Exercise requirements —
Give back exactly the lines from the beginning of the listing below to the line holding "0.552, 0.38, 0.217];", both ends included; the pictures stay out.

Information supplied —
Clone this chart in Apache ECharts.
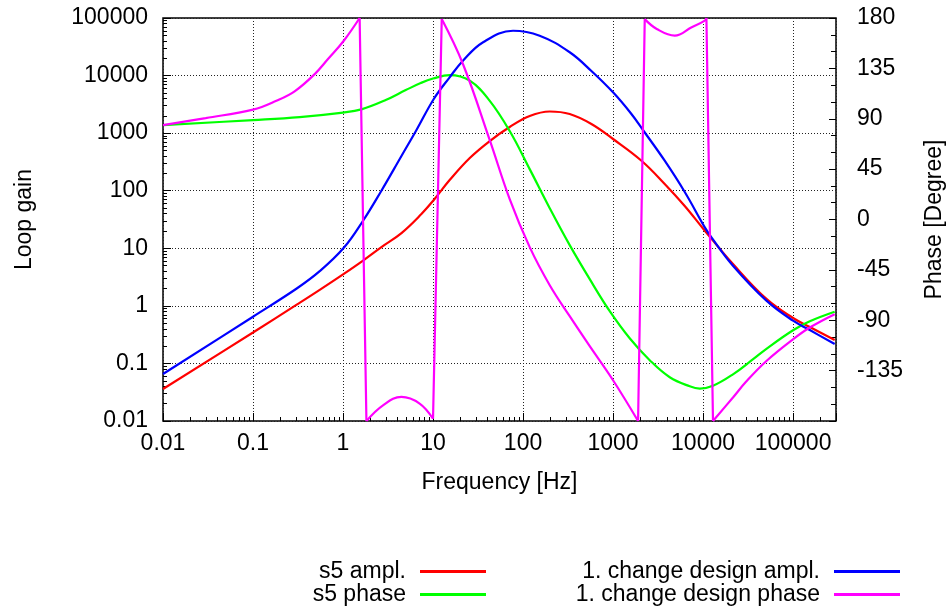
<!DOCTYPE html>
<html>
<head>
<meta charset="utf-8">
<script src="https://cdn.jsdelivr.net/npm/echarts@6/dist/echarts.min.js"></script>
<style>
html, body { margin: 0; padding: 0; background: #fff; }
#loop { width: 950px; height: 607px; }
</style>
</head>
<body>
<div id="loop"></div>
<script>
// values (frequency in Hz, gain, phase in degree)
var s5AmplFreq = [0.01, 0.1, 0.306, 0.551, 1.02, 1.67, 2.67, 4.46, 7.43, 10.2, 15.3, 25.6, 42.7, 71.1, 118.6, 198, 330, 575, 1000, 2070, 3750, 6260, 10460, 21500, 50600, 100000, 153500, 290000];
var s5AmplGain = [0.036, 0.344, 1.05, 1.9, 3.6, 6.13, 10.5, 18.4, 39.4, 69, 153, 370, 730, 1279, 1985, 2377, 2150, 1442, 791, 332, 131, 54.2, 20.2, 5.33, 1.32, 0.615, 0.43, 0.255];

var s5PhaseFreq = [0.01, 0.1, 0.33, 1.0, 1.6, 2.98, 4.98, 7.3, 10.0, 15.3, 25.6, 42.7, 71.1, 118.6, 198, 330, 551, 919, 1531, 2556, 4266, 7112, 9190, 12900, 21500, 36000, 50600, 100000, 153500, 290000];
var s5Phase = [84.3, 88.8, 91.5, 95.5, 98.4, 106.7, 115.6, 121.9, 125.9, 129, 124, 106, 79, 45, 10.1, -22.9, -53.3, -81.9, -106.1, -125.7, -140.9, -149, -151, -148.5, -138.3, -124.8, -115.5, -98.9, -90.9, -82.4];

var chgAmplFreq = [0.01, 0.1, 0.306, 0.551, 1.02, 1.67, 2.67, 4.46, 6.55, 10.2, 15.3, 21.5, 36, 77.4, 153, 330, 575, 1000, 1600, 2190, 3750, 6260, 10460, 12400, 21500, 50600, 100000, 153500, 290000];
var chgAmplGain = [0.0655, 0.648, 2.0, 4.0, 10.2, 30.1, 100, 401, 1134, 3920, 9330, 18100, 37900, 60100, 49300, 25400, 12000, 5110, 2150, 1090, 332, 95, 23.1, 15.5, 4.98, 1.23, 0.552, 0.38, 0.217];

// phase of the changed design wraps at +-180, one array per branch
var chgPhaseFreq = [
    [0.01, 0.0298, 0.1, 0.182, 0.29, 0.485, 0.681, 1.02, 1.53],
    [1.82, 2.78, 4.46, 7.1, 10.0],
    [12.5, 21.5, 42.7, 71.1, 118.6, 198, 330, 551, 1000, 1897],
    [2250, 3060, 4850, 7480, 10460, 10900],
    [12900, 21500, 30000, 50600, 100000, 153500, 290000]
];
var chgPhase = [
    [84.3, 90.6, 98.2, 106.1, 114.5, 129.9, 143.3, 159.7, 180],
    [-180, -166, -158.5, -164.4, -178],
    [179.1, 138.9, 70.9, 18.2, -24.7, -58.7, -86.4, -113.2, -143.6, -180],
    [179, 170.2, 164.2, 171.7, 177.6, 180],
    [-180, -159, -145, -126.4, -107, -96.5, -84.6]
];

var xTicks = [0.01, 0.1, 1, 10, 100, 1000, 10000, 100000];
var phaseTicks = [-135, -90, -45, 0, 45, 90, 135, 180];

var font = "'Liberation Sans', Arial, sans-serif";

function pairs(xs, ys) {
    return xs.map(function (x, i) { return [x, ys[i]]; });
}

// branches joined with gaps, plus the straight jumps gnuplot draws between them
var chgPhaseData = [];
var chgJumpData = [];
chgPhaseFreq.forEach(function (fs, b) {
    if (b > 0) chgPhaseData.push([fs[0], null]);
    chgPhaseData = chgPhaseData.concat(pairs(fs, chgPhase[b]));
    if (b < chgPhaseFreq.length - 1) {
        var last = fs.length - 1;
        chgJumpData.push([fs[last], chgPhase[b][last]]);
        chgJumpData.push([chgPhaseFreq[b + 1][0], chgPhase[b + 1][0]]);
        chgJumpData.push([chgPhaseFreq[b + 1][0], null]);
    }
});

// minor tick positions (2..9 of every decade), in log10 units
function minorLog(lo, hi) {
    var out = [];
    for (var d = Math.floor(lo); d < hi; d++) {
        for (var k = 2; k <= 9; k++) {
            var v = d + Math.log10(k);
            if (v > lo && v < hi) out.push(v);
        }
    }
    return out;
}
var xMin = 0.01, xMax = 300000, yMin = 0.01, yMax = 100000;

var dotted = { show: true, lineStyle: { color: '#222', width: 1, type: [1, 2] } };
var smoothness = 0.4;

var option = {
    animation: false,
    backgroundColor: '#fff',
    textStyle: { fontFamily: font },
    grid: {
        left: 163, top: 18, right: 114, bottom: 186, containLabel: false, outerBoundsMode: 'none',
        show: true, borderColor: '#000', borderWidth: 1.5, backgroundColor: 'transparent'
    },
    xAxis: [
        {
            type: 'log', logBase: 10, min: xMin, max: xMax, splitNumber: 8,
            name: 'Frequency [Hz]', nameLocation: 'middle', nameGap: 50,
            nameTextStyle: { fontSize: 23, color: '#000', fontFamily: font },
            axisLine: { show: false, onZero: false },
            axisTick: { show: true, inside: true, length: 8, lineStyle: { color: '#000' } },
            axisLabel: {
                fontSize: 23, color: '#000', fontFamily: font, margin: 11,
                formatter: function (v) { return xTicks.indexOf(v) >= 0 ? String(v) : ''; }
            },
            splitLine: dotted
        },
        {
            type: 'value', min: Math.log10(xMin), max: Math.log10(xMax), position: 'bottom',
            axisLine: { show: false, onZero: false }, axisLabel: { show: false }, splitLine: { show: false },
            axisTick: { show: true, inside: true, length: 4, lineStyle: { color: '#000' },
                customValues: minorLog(Math.log10(xMin), Math.log10(xMax)) }
        }
    ],
    yAxis: [
        {
            type: 'log', logBase: 10, min: yMin, max: yMax, splitNumber: 8, position: 'left',
            name: 'Loop gain', nameLocation: 'middle', nameGap: 127, nameRotate: 90,
            nameTextStyle: { fontSize: 23, color: '#000', fontFamily: font },
            axisLine: { show: false, onZero: false },
            axisTick: { show: true, inside: true, length: 8, lineStyle: { color: '#000' } },
            axisLabel: { fontSize: 23, color: '#000', fontFamily: font, margin: 15,
                formatter: function (v) { return String(v); } },
            splitLine: dotted
        },
        {
            type: 'value', min: -180, max: 180, interval: 45, position: 'right',
            name: 'Phase [Degree]', nameLocation: 'middle', nameGap: 87, nameRotate: 90,
            nameTextStyle: { fontSize: 23, color: '#000', fontFamily: font },
            axisLine: { show: false, onZero: false },
            axisTick: { show: true, inside: true, length: 7, lineStyle: { color: '#000' } },
            minorTick: { show: true, splitNumber: 3, length: 5, lineStyle: { color: '#000' } },
            axisLabel: { fontSize: 23, color: '#000', fontFamily: font, margin: 21,
                formatter: function (v) { return phaseTicks.indexOf(v) >= 0 ? String(v) : ''; } },
            splitLine: { show: false }
        },
        {
            type: 'value', min: Math.log10(yMin), max: Math.log10(yMax), position: 'left',
            axisLine: { show: false, onZero: false }, axisLabel: { show: false }, splitLine: { show: false },
            axisTick: { show: true, inside: true, length: 4, lineStyle: { color: '#000' },
                customValues: minorLog(Math.log10(yMin), Math.log10(yMax)) }
        }
    ],
    legend: [
        {
            data: ['s5 ampl.', 's5 phase'], orient: 'vertical', align: 'right',
            right: 464, top: 560, padding: 0, itemGap: 0, itemWidth: 66, itemHeight: 3, icon: 'rect',
            textStyle: { fontSize: 23, lineHeight: 23, color: '#000', fontFamily: font, padding: [0, 9, 0, 0] }
        },
        {
            data: ['1. change design ampl.', '1. change design phase'], orient: 'vertical', align: 'right',
            right: 50, top: 560, padding: 0, itemGap: 0, itemWidth: 66, itemHeight: 3, icon: 'rect',
            textStyle: { fontSize: 23, lineHeight: 23, color: '#000', fontFamily: font, padding: [0, 9, 0, 0] }
        }
    ],
    series: [
        {
            name: 's5 ampl.', type: 'line', xAxisIndex: 0, yAxisIndex: 0, smooth: smoothness, symbol: 'none',
            data: pairs(s5AmplFreq, s5AmplGain),
            color: '#ff0000', lineStyle: { color: '#ff0000', width: 2.2 }
        },
        {
            name: 's5 phase', type: 'line', xAxisIndex: 0, yAxisIndex: 1, smooth: smoothness, symbol: 'none',
            data: pairs(s5PhaseFreq, s5Phase),
            color: '#00ff00', lineStyle: { color: '#00ff00', width: 2.2 }
        },
        {
            name: '1. change design ampl.', type: 'line', xAxisIndex: 0, yAxisIndex: 0, smooth: smoothness, symbol: 'none',
            data: pairs(chgAmplFreq, chgAmplGain),
            color: '#0000ff', lineStyle: { color: '#0000ff', width: 2.2 }
        },
        {
            name: '1. change design phase', type: 'line', xAxisIndex: 0, yAxisIndex: 1, smooth: smoothness, symbol: 'none',
            data: chgPhaseData,
            color: '#ff00ff', lineStyle: { color: '#ff00ff', width: 2.2 }
        },
        {
            name: '1. change design phase', type: 'line', xAxisIndex: 0, yAxisIndex: 1, smooth: false, symbol: 'none',
            data: chgJumpData,
            color: '#ff00ff', lineStyle: { color: '#ff00ff', width: 2.2 }
        }
    ]
};

var loopContainer = document.getElementById('loop');
var loop = echarts.init(loopContainer);
loop.setOption(option);
</script>
</body>
</html>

Completed exercise —
Clone this chart in Apache ECharts.
<!DOCTYPE html>
<html>
<head>
<meta charset="utf-8">
<script src="https://cdn.jsdelivr.net/npm/echarts@6/dist/echarts.min.js"></script>
<style>
html, body { margin: 0; padding: 0; background: #fff; }
#loop { width: 950px; height: 607px; }
</style>
</head>
<body>
<div id="loop"></div>
<script>
// values (frequency in Hz, gain, phase in degree)
var s5AmplFreq = [0.01, 0.1, 0.306, 0.551, 1.02, 1.67, 2.67, 4.46, 7.43, 10.2, 15.3, 25.6, 42.7, 71.1, 118.6, 198, 330, 575, 1000, 2070, 3750, 6260, 10460, 21500, 50600, 100000, 153500, 290000];
var s5AmplGain = [0.036, 0.344, 1.05, 1.9, 3.6, 6.13, 10.5, 18.4, 39.4, 69, 153, 370, 730, 1279, 1985, 2377, 2150, 1442, 791, 332, 131, 54.2, 20.2, 5.33, 1.32, 0.615, 0.43, 0.255];

var s5PhaseFreq = [0.01, 0.1, 0.33, 1.0, 1.6, 2.98, 4.98, 7.3, 10.0, 15.3, 25.6, 42.7, 71.1, 118.6, 198, 330, 551, 919, 1531, 2556, 4266, 7112, 9190, 12900, 21500, 36000, 50600, 100000, 153500, 290000];
var s5Phase = [84.3, 88.8, 91.5, 95.5, 98.4, 106.7, 115.6, 121.9, 125.9, 129, 124, 106, 79, 45, 10.1, -22.9, -53.3, -81.9, -106.1, -125.7, -140.9, -149, -151, -148.5, -138.3, -124.8, -115.5, -98.9, -90.9, -82.4];

var chgAmplFreq = [0.01, 0.1, 0.306, 0.551, 1.02, 1.67, 2.67, 4.46, 6.55, 10.2, 15.3, 21.5, 36, 77.4, 153, 330, 575, 1000, 1600, 2190, 3750, 6260, 10460, 12400, 21500, 50600, 100000, 153500, 290000];
var chgAmplGain = [0.0655, 0.648, 2.0, 4.0, 10.2, 30.1, 100, 401, 1134, 3920, 9330, 18100, 37900, 60100, 49300, 25400, 12000, 5110, 2150, 1090, 332, 95, 23.1, 15.5, 4.98, 1.23, 0.552, 0.38, 0.217];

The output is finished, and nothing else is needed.